On Monday, Covenant welcomed Dr. Michael Ward, an apologist and leading expert on the life and works of C.S. Lewis, to chapel and special afternoon lecture. The author of four books, including Planet Narnia: The Seven Heavens in the Imagination of C.S. Lewis, Ward’s greatest claim to fame is his appearance in the James Bond film The World Is Not Enough, in which he can be seen holding a pair of X-ray spectacles next to Pierce Brosnan’s Bond.
Dr. Ward is a Senior Research Fellow at Blackfriars Hall in the University of Oxford and is based in Oxford, and he also teaches one course a semester as a professor of apologetics at Houston Baptist University. Ward studied English at Oxford, Theology at Cambridge, and received his PhD in Divinity from St. Andrews. He is a writer, speaker, and Christian.

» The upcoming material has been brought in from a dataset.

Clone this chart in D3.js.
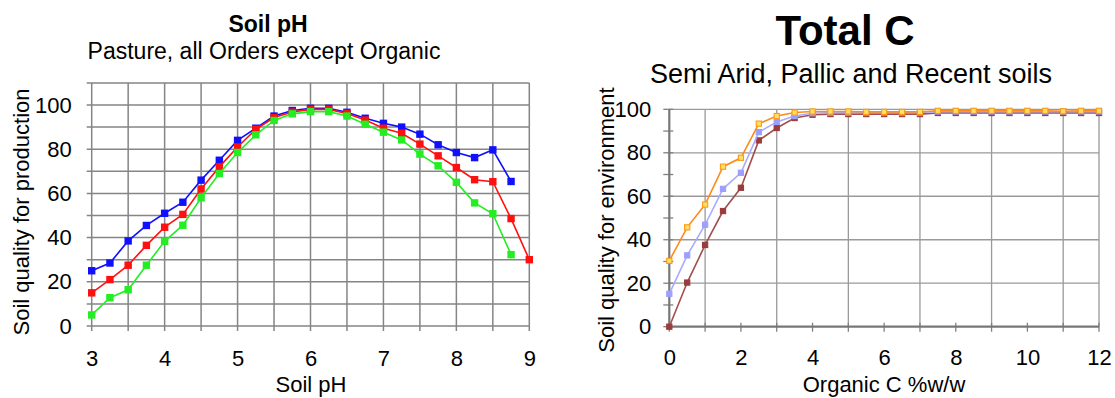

To call Ward a C.S. Lewis enthusiast would be an understatement; he has written three books on Lewis along with numerous essays and articles. In a talk taken from his book Planet Narnia, on Monday afternoon, Ward explained the thinking of the man who preferred the unassuming name “Jack,” kept his marriage secret from everyone but the men officiating, and possessed extensive knowledge of history, literature, and culture, creating entire fictional worlds based on his knowledge of history and mythology. According to Ward, understanding Lewis’s personality is the key to unraveling the complex tapestry of his writing.
The Chronicles of Narnia are some of the best-selling and most influential books of the past century, especially within the Christian community. Surprising to some Inklings lovers may be the fact that Lewis’ friend and fellow writer, J.R.R. Tolkien, despised Narnia. While Lewis loved Middle Earth, Tolkien thought that Lewis’ Chronicles of Narnia books were a jumbled mish-mash of themes and ideas. Contrary to Tolkien, Ward insists that Lewis’ writings are actually quite complex--full of intricate, thoughtfully-created worlds. Lewis himself said that the series was all about Christ, and the parallels seem fairly obvious in works such as The Lion, the Witch, and the Wardrobe, The Magician’s Nephew, and The Last Battle. But what about the other four books?
According to Ward, Lewis’ works have a deep theological, historical, and classical background. Lewis was primarily an academic, and his main work was the extensive English Literature in the Sixteenth Century Excluding Drama, from which sprang the other works he called the “twiddly-bits.” His investment in understanding the writing and thinking of the 16th century brought him, according to Ward, to an interest in Copernicus and the geocentric model of the universe. How did conceptualizing Earth as the center of the solar system influence culture? In his talk, Ward described the ways in which human conception of the solar system brought about complex mythologies based around the idea of the seven heavens—and how Lewis responded intellectually and imaginatively, assuming that the planets have “some kind of permanent spiritual significance.” Ward’s “eureka moment” was discovering how Lewis had spun the mythology associated with Jupiter, Mars, Mercury, Saturn, Venus, the moon, and the sun into plots, books with tone and atmosphere entirely consistent with the personality and characteristics of the associated deity in the seven books of The Chronicles of Narnia.
Ward’s talk revealed how Lewis created intricate plots and worked his stories out down to the minute details. Through the unraveling of Lewis’ work and the discovery of his deep meanings and research, the plan of his work is revealed, and it is brilliant and beautiful, in some ways mirroring the work of God the Father himself in His great plan for the cosmos. Ward insists that despite the complexity of Lewis’ work the books in their simplest form are meant to be enjoyed for the sake of the story. In Planet Narnia, Ward seeks only to reveal what he thinks is the pattern of inspiration for Lewis’ works. “It’s Lewis’ understanding of the planets that illuminates these books,” he said. “Literary criticism is not an end in itself, I don’t want readers to look at the book as an allegory.”